After plastic surgery 'I felt like I sinned': one woman's feelings after going under the knife
Jessica Choi lives in Los Angeles but flew all the way to South Korea to achieve her desired look.
The 33-year-old property manager described suffering the most excruciating pain to have her nose redone, her eyes enlarged and jaw contoured.
To further sculpt her face into her beauty ideal, she even had fat from her abdomen grafted to her forehead.
It's not the first time she's gone under the knife to modify her appearance. She previously had a nose job and double eyelid procedure.
Choi is just one of many women flocking to South Korea, where the plastic surgery industry is booming.
The Economist put the number of cosmetic procedures performed in South Korea in 2011 at 650,000 – equivalent to around one in five Korean women.
The Asian Century Institute reported in March this year that while in the US, the most popular procedures are breast augmentation and lipoplasty, Korean women are lapping up the double eyelid surgery and rhinoplasty. Although the institute added that the desire is not so much to look Western as to look like their favourite Korean celebrities.
Choi explained to ABCNews's "Nightline" programme that she was motivated partly by the feeling that her eyes were never large enough, and partly out of a desire to begin afresh after coming out of an abusive relationship.
"I used to even get made fun of when I was little for having 'Asian eyes'," Choi told Nightline.
Interestingly, she admitted to feeling some regret immediately after having her surgery in Seoul.
"I've never gone through childbirth so I don't know what that kind of pain is like, but I feel like that this is the most pain that I have ever experienced in my life," she said.
"I just feel like I sinned. I feel like I'm hearing God say, 'Sweetheart why would you do this? I made you perfect.' That's just the voice I kept hearing."

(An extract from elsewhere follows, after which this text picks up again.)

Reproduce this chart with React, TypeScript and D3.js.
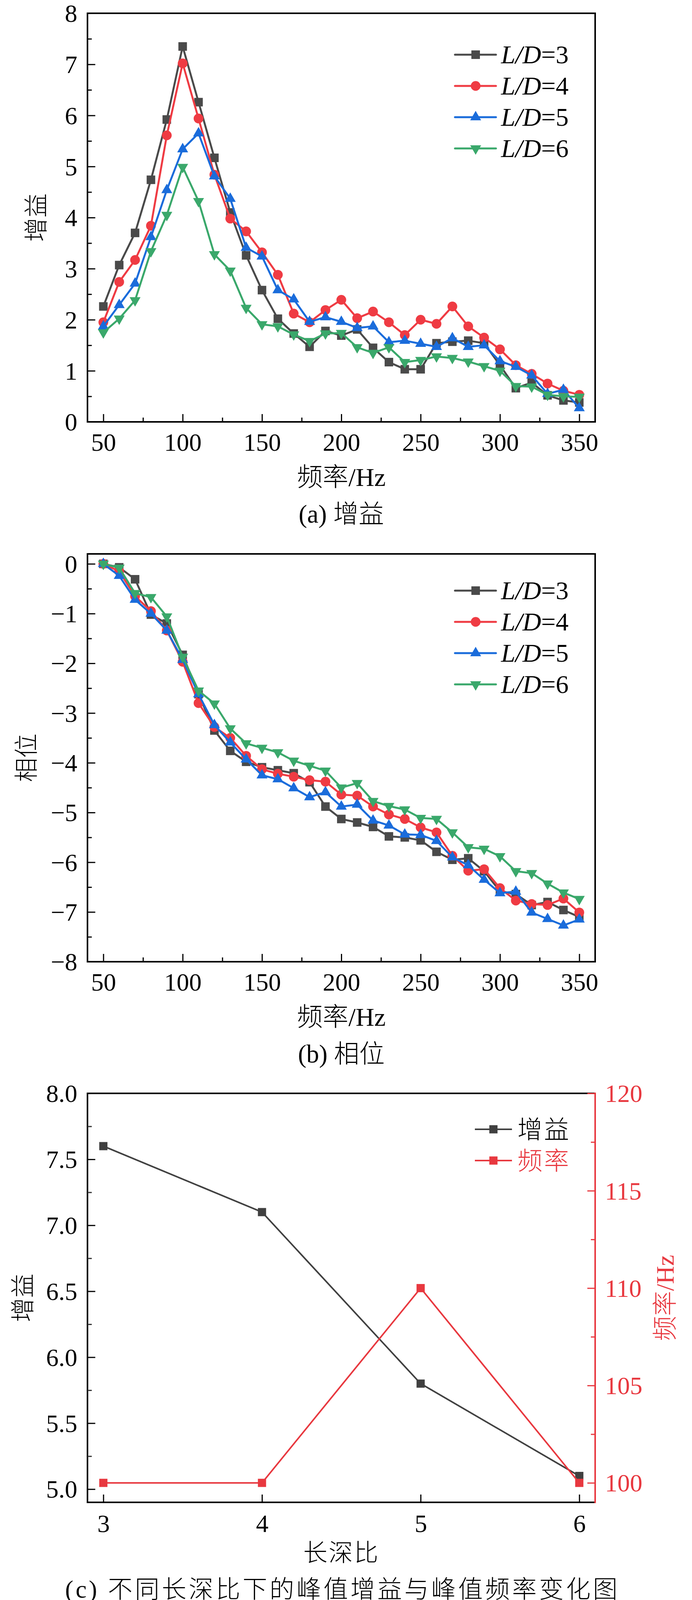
import { useEffect, useRef } from 'react';
import * as d3 from 'd3';

// frequency axis (Hz)
const FREQ = [50, 60, 70, 80, 90, 100, 110, 120, 130, 140, 150, 160, 170, 180, 190, 200,
  210, 220, 230, 240, 250, 260, 270, 280, 290, 300, 310, 320, 330, 340, 350];
const FREQ_MAJOR = [50, 100, 150, 200, 250, 300, 350];
const FREQ_MINOR = [75, 125, 175, 225, 275, 325];

// (a) gain
const GAIN_LD3 = [2.26, 3.07, 3.70, 4.74, 5.92, 7.35, 6.26, 5.17, 4.10, 3.26, 2.58, 2.02, 1.73, 1.47, 1.78, 1.69,
  1.81, 1.45, 1.17, 1.03, 1.03, 1.54, 1.57, 1.59, 1.54, 1.11, 0.66, 0.77, 0.52, 0.42, 0.38];
const GAIN_LD4 = [1.95, 2.74, 3.17, 3.84, 5.61, 7.02, 5.94, 4.84, 3.98, 3.73, 3.32, 2.88, 2.12, 1.95, 2.19, 2.39,
  2.03, 2.16, 1.95, 1.70, 2.00, 1.92, 2.26, 1.87, 1.65, 1.42, 1.11, 0.94, 0.75, 0.61, 0.53];
const GAIN_LD5 = [1.87, 2.29, 2.71, 3.62, 4.54, 5.34, 5.65, 4.81, 4.37, 3.41, 3.24, 2.58, 2.40, 1.96, 2.05, 1.96,
  1.84, 1.87, 1.56, 1.59, 1.53, 1.47, 1.64, 1.47, 1.50, 1.19, 1.08, 0.91, 0.55, 0.63, 0.27];
const GAIN_LD6 = [1.75, 2.02, 2.38, 3.34, 4.05, 4.99, 4.32, 3.28, 2.96, 2.23, 1.91, 1.87, 1.71, 1.58, 1.73, 1.74,
  1.46, 1.35, 1.46, 1.17, 1.21, 1.28, 1.25, 1.18, 1.09, 1.00, 0.70, 0.69, 0.53, 0.50, 0.49];

// (b) phase
const PHASE_LD3 = [0, -0.07, -0.31, -1.02, -1.20, -1.83, -2.62, -3.35, -3.76, -3.98, -4.09, -4.15, -4.21, -4.39, -4.88, -5.13,
  -5.20, -5.29, -5.48, -5.50, -5.56, -5.79, -5.95, -5.92, -6.18, -6.58, -6.64, -6.86, -6.80, -6.96, -7.10];
const PHASE_LD4 = [0, -0.15, -0.65, -0.95, -1.34, -1.97, -2.80, -3.28, -3.50, -3.86, -4.13, -4.22, -4.28, -4.35, -4.38, -4.64,
  -4.66, -4.88, -5.04, -5.13, -5.30, -5.40, -5.87, -6.17, -6.14, -6.52, -6.77, -6.84, -6.86, -6.73, -7.01];
const PHASE_LD5 = [0, -0.24, -0.72, -1.00, -1.34, -1.93, -2.62, -3.24, -3.59, -3.93, -4.25, -4.33, -4.51, -4.69, -4.59, -4.88,
  -4.84, -5.16, -5.26, -5.44, -5.45, -5.57, -5.90, -6.06, -6.35, -6.62, -6.59, -7.01, -7.14, -7.27, -7.15];
const PHASE_LD6 = [0, -0.08, -0.59, -0.67, -1.06, -1.87, -2.55, -2.81, -3.31, -3.61, -3.70, -3.79, -3.96, -4.06, -4.16, -4.50,
  -4.41, -4.77, -4.87, -4.94, -5.11, -5.13, -5.40, -5.70, -5.73, -5.88, -6.18, -6.22, -6.43, -6.61, -6.74];

const LD_LABELS = ['3', '4', '5', '6'];

// (c) peak values
const LD_RATIO = [3, 4, 5, 6];
const PEAK_GAIN = [7.6, 7.1, 5.8, 5.1];
const PEAK_FREQ = [100, 100, 110, 100];

const W = 1772;
const H = 4110;
const LEFT = 224;
const RIGHT = 1524;
const FONT = '"Liberation Serif", "Times New Roman", "Noto Sans CJK SC", serif';
const COLORS = ['#4a4a4a', '#ef3b43', '#1a6cdb', '#3aa86b'];
const SYMBOLS = [d3.symbolSquare, d3.symbolCircle, d3.symbolTriangle, d3.symbolTriangle];
const SYMBOL_SIZE = [480, 490, 340, 340];

type Sel = d3.Selection<SVGGElement, unknown, null, undefined>;

function styleAxis(a: Sel, color = '#000') {
  a.select('.domain').remove();
  a.attr('font-size', 64).attr('font-family', FONT);
  a.selectAll('line').attr('stroke', color).attr('stroke-width', 3);
  a.selectAll('text').attr('fill', color);
}

function marker(g: Sel, i: number, cx: number, cy: number) {
  g.append('path')
    .attr('d', d3.symbol().type(SYMBOLS[i]).size(SYMBOL_SIZE[i])() as string)
    .attr('transform', `translate(${cx},${cy})${i === 3 ? ' rotate(180)' : ''}`)
    .attr('fill', COLORS[i]);
}

function cjkText(g: Sel, size: number) {
  return g.append('text').attr('font-size', size).attr('font-family', FONT).attr('font-weight', 300);
}

interface PanelCfg {
  top: number;
  bottom: number;
  yDomain: [number, number];
  yMajor: number[];
  yMinor: number[];
  series: number[][];
  yTitle: string;
  yTitleX: number;
  legendY: number;
  caption: string;
}

function linePanel(root: Sel, cfg: PanelCfg) {
  const { top, bottom } = cfg;
  const x = d3.scaleLinear().domain([40, 360]).range([LEFT, RIGHT]);
  const y = d3.scaleLinear().domain(cfg.yDomain).range([bottom, top]);
  const g = root.append('g');

  g.append('rect')
    .attr('x', LEFT).attr('y', top)
    .attr('width', RIGHT - LEFT).attr('height', bottom - top)
    .attr('fill', 'none').attr('stroke', '#000').attr('stroke-width', 4);

  // x ticks (inward)
  g.append('g').attr('transform', `translate(0,${bottom})`)
    .call(d3.axisBottom(x).tickValues(FREQ_MINOR).tickSize(-11).tickSizeOuter(0).tickFormat(() => ''))
    .call(a => styleAxis(a));
  g.append('g').attr('transform', `translate(0,${bottom})`)
    .call(d3.axisBottom(x).tickValues(FREQ_MAJOR).tickSize(-20).tickSizeOuter(0).tickFormat(d3.format('d')))
    .call(a => { styleAxis(a); a.selectAll('text').attr('y', 74).attr('dy', 0); });

  // y ticks (inward)
  g.append('g').attr('transform', `translate(${LEFT},0)`)
    .call(d3.axisLeft(y).tickValues(cfg.yMinor).tickSize(-11).tickSizeOuter(0).tickFormat(() => ''))
    .call(a => styleAxis(a));
  g.append('g').attr('transform', `translate(${LEFT},0)`)
    .call(d3.axisLeft(y).tickValues(cfg.yMajor).tickSize(-20).tickSizeOuter(0).tickPadding(26).tickFormat(d3.format('d')))
    .call(a => { styleAxis(a); a.selectAll('text').attr('dy', '0.34em'); });

  // series
  const line = d3.line<number>().x((_, i) => x(FREQ[i])).y(d => y(d));
  cfg.series.forEach((vals, i) => {
    const s = g.append('g');
    s.append('path').attr('d', line(vals) as string)
      .attr('fill', 'none').attr('stroke', COLORS[i]).attr('stroke-width', 5).attr('stroke-linejoin', 'round');
    vals.forEach((v, j) => marker(s, i, x(FREQ[j]), y(v)));
  });

  // legend
  LD_LABELS.forEach((lab, i) => {
    const ly = cfg.legendY + i * 80;
    const lg = g.append('g');
    lg.append('line').attr('x1', 1165).attr('x2', 1270).attr('y1', ly).attr('y2', ly)
      .attr('stroke', COLORS[i]).attr('stroke-width', 5).attr('stroke-linecap', 'round');
    marker(lg, i, 1218, ly);
    const t = lg.append('text').attr('x', 1283).attr('y', ly).attr('dy', '0.33em')
      .attr('font-size', 66).attr('font-family', FONT);
    t.append('tspan').attr('font-style', 'italic').text('L/D');
    t.append('tspan').text('=' + lab);
  });

  // titles
  cjkText(g, 66).attr('x', (LEFT + RIGHT) / 2).attr('y', bottom + 164)
    .attr('text-anchor', 'middle').text('频率/Hz');
  cjkText(g, 65).attr('x', (LEFT + RIGHT) / 2).attr('y', bottom + 258)
    .attr('text-anchor', 'middle').text(cfg.caption);
  cjkText(g, 62)
    .attr('transform', `translate(${cfg.yTitleX},${(top + bottom) / 2}) rotate(-90)`)
    .attr('text-anchor', 'middle').attr('dy', '0.35em').text(cfg.yTitle);
}

function peakPanel(root: Sel) {
  const top = 2799;
  const bottom = 3846;
  const red = '#e8383f';
  const dark = '#404040';
  const x = d3.scaleLinear().domain([2.9, 6.1]).range([LEFT, RIGHT]);
  const yL = d3.scaleLinear().domain([4.9, 8.0]).range([bottom, top]);
  const yR = d3.scaleLinear().domain([99, 120]).range([bottom, top]);
  const g = root.append('g');

  // frame: left/top/bottom black, right red
  g.append('path').attr('d', `M${RIGHT},${top}H${LEFT}V${bottom}H${RIGHT}`)
    .attr('fill', 'none').attr('stroke', '#000').attr('stroke-width', 4);
  g.append('line').attr('x1', RIGHT).attr('x2', RIGHT).attr('y1', top - 2).attr('y2', bottom + 2)
    .attr('stroke', red).attr('stroke-width', 4);

  g.append('g').attr('transform', `translate(0,${bottom})`)
    .call(d3.axisBottom(x).tickValues(LD_RATIO).tickSize(-20).tickSizeOuter(0).tickFormat(d3.format('d')))
    .call(a => { styleAxis(a); a.selectAll('text').attr('y', 76).attr('dy', 0); });

  g.append('g').attr('transform', `translate(${LEFT},0)`)
    .call(d3.axisLeft(yL).tickValues([5.25, 5.75, 6.25, 6.75, 7.25, 7.75]).tickSize(-11).tickSizeOuter(0).tickFormat(() => ''))
    .call(a => styleAxis(a, '#333'));
  g.append('g').attr('transform', `translate(${LEFT},0)`)
    .call(d3.axisLeft(yL).tickValues([5.0, 5.5, 6.0, 6.5, 7.0, 7.5, 8.0]).tickSize(-20).tickSizeOuter(0).tickPadding(26).tickFormat(d3.format('.1f')))
    .call(a => { styleAxis(a, '#000'); a.selectAll('text').attr('dy', '0.34em'); });

  g.append('g').attr('transform', `translate(${RIGHT},0)`)
    .call(d3.axisRight(yR).tickValues([102.5, 107.5, 112.5, 117.5]).tickSize(-11).tickSizeOuter(0).tickFormat(() => ''))
    .call(a => styleAxis(a, red));
  g.append('g').attr('transform', `translate(${RIGHT},0)`)
    .call(d3.axisRight(yR).tickValues([100, 105, 110, 115, 120]).tickSize(-20).tickSizeOuter(0).tickPadding(25).tickFormat(d3.format('d')))
    .call(a => { styleAxis(a, red); a.selectAll('text').attr('dy', '0.34em'); });

  const gainLine = d3.line<number>().x((_, i) => x(LD_RATIO[i])).y(d => yL(d));
  const freqLine = d3.line<number>().x((_, i) => x(LD_RATIO[i])).y(d => yR(d));
  const sq = d3.symbol().type(d3.symbolSquare).size(441)() as string;

  g.append('path').attr('d', gainLine(PEAK_GAIN) as string)
    .attr('fill', 'none').attr('stroke', dark).attr('stroke-width', 4);
  PEAK_GAIN.forEach((v, i) => g.append('path').attr('d', sq)
    .attr('transform', `translate(${x(LD_RATIO[i])},${yL(v)})`).attr('fill', dark));

  g.append('path').attr('d', freqLine(PEAK_FREQ) as string)
    .attr('fill', 'none').attr('stroke', red).attr('stroke-width', 4);
  PEAK_FREQ.forEach((v, i) => g.append('path').attr('d', sq)
    .attr('transform', `translate(${x(LD_RATIO[i])},${yR(v)})`).attr('fill', red));

  // legend
  [['增益', dark, '#000'], ['频率', red, red]].forEach(([lab, c, tc], i) => {
    const ly = 2891 + i * 80;
    g.append('line').attr('x1', 1216).attr('x2', 1311).attr('y1', ly).attr('y2', ly)
      .attr('stroke', c).attr('stroke-width', 4);
    g.append('path').attr('d', sq).attr('transform', `translate(1263.5,${ly})`).attr('fill', c);
    cjkText(g, 64).attr('x', 1325).attr('y', ly).attr('dy', '0.36em')
      .attr('fill', tc).attr('letter-spacing', 4).text(lab);
  });

  cjkText(g, 62).attr('x', (LEFT + RIGHT) / 2).attr('y', 3997)
    .attr('text-anchor', 'middle').attr('letter-spacing', 3).text('长深比');
  cjkText(g, 63).attr('x', (LEFT + RIGHT) / 2 + 3).attr('y', 4090)
    .attr('text-anchor', 'middle').attr('letter-spacing', 6)
    .text('(c) 不同长深比下的峰值增益与峰值频率变化图');
  cjkText(g, 62)
    .attr('transform', `translate(59,${(top + bottom) / 2}) rotate(-90)`)
    .attr('text-anchor', 'middle').attr('dy', '0.35em').text('增益');
  cjkText(g, 64)
    .attr('transform', `translate(1703,${(top + bottom) / 2}) rotate(-90)`)
    .attr('text-anchor', 'middle').attr('dy', '0.35em')
    .attr('fill', red).text('频率/Hz');
}

export default function App() {
  const svgRef = useRef<SVGSVGElement>(null);

  useEffect(() => {
    if (!svgRef.current) return;
    const svg = d3.select(svgRef.current);
    svg.selectAll('*').remove();
    const root = svg.append('g') as unknown as Sel;

    linePanel(root, {
      top: 34, bottom: 1080,
      yDomain: [0, 8],
      yMajor: [0, 1, 2, 3, 4, 5, 6, 7, 8],
      yMinor: [0.5, 1.5, 2.5, 3.5, 4.5, 5.5, 6.5, 7.5],
      series: [GAIN_LD3, GAIN_LD4, GAIN_LD5, GAIN_LD6],
      yTitle: '增益', yTitleX: 93, legendY: 140,
      caption: '(a) 增益',
    });

    linePanel(root, {
      top: 1418, bottom: 2462,
      yDomain: [-8, 0.2],
      yMajor: [0, -1, -2, -3, -4, -5, -6, -7, -8],
      yMinor: [-0.5, -1.5, -2.5, -3.5, -4.5, -5.5, -6.5, -7.5],
      series: [PHASE_LD3, PHASE_LD4, PHASE_LD5, PHASE_LD6],
      yTitle: '相位', yTitleX: 68, legendY: 1512,
      caption: '(b) 相位',
    });

    peakPanel(root);
  }, []);

  return (
    <svg
      ref={svgRef}
      width={W}
      height={H}
      viewBox={`0 0 ${W} ${H}`}
      style={{ position: 'absolute', left: 0, top: 0, background: '#fff', display: 'block' }}
    />
  );
}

But several months down the road, she feels happy with her choice and says it has given her a "new outlook on life".
"I love it. I feel softer. I feel more feminine. I have more confidence," she said.
"I really believed that death would have been better during those first few days of recovery, but it was well worth it.
"It's really been a sort of reflection of what transformation has been going on in the inside of me, and a lot of that is because I feel physically more attractive, and there is value to that."
There is some discussion among Christians as to whether plastic surgery is wrong. Writing in the Christian Research Journal in 2010, reconstructive surgeon Richard J Poupard suggested Christians should be "discerning" and that in some circumstances, particularly medical, it could be justified.
"We should be careful if our motivations for surgery are principally to increase our self-esteem. The evidence shows the long-term effects of cosmetic surgery are not universally positive, and we should be esteemed not based on our own image, but the image of the God who created us and died for us," he cautioned.
"Second, we should consider whether our goal for surgery is to normalise our appearance or to enhance our bodies to approximate a perfect ideal. If cosmetic perfection to increase the attention others give us is our motivation, we may not be adhering to the principle of biblical modesty.
"Last, surgical enhancement supports the idea that our bodies are ours to modify without limit."
John Piper has also commented on the issue after confused Christians got in touch with him asking for some theological clarification.
Discussing the issue of physical beauty on his Desiring God website last October, the theologian and pastor said the best approach was to find the "middle way between idolising the body and neglecting the body".
He used 1 Corinthians 6:19 to offer five guiding principles to Christians in how they understand their relationship to the physical body:
- God is in your body
- God put God in your body
- Your body does not belong to you
- Your body was bought by the blood of Jesus
- You exist in the body to make God look glorious
"It means use your body in a way that shows that your body is not your god, use your body in a way that shows your God is more precious than your body," he said.
"We need to give enough attention to our bodies so that we keep them fit for Christ and serviceable in his cause."
Piper also pointed people to 1 Peter 3.3-4 in which Peter teaches the church to make their adornments internal rather than external.
"I don't think Christians should be very impressed with our bodies ... Ninety-eight per cent of the people in the world look ordinary and if they don't look ordinary now they're going to look ordinary real soon," he said.
"They're going to get wrinkled, they're going to get old, and everything they worked for is going to go away. And the most voluptuous female body you have ever seen in your life is going to be ashen faced in a coffin before she knows it and then where will be all the investments in that temporary outward beauty?"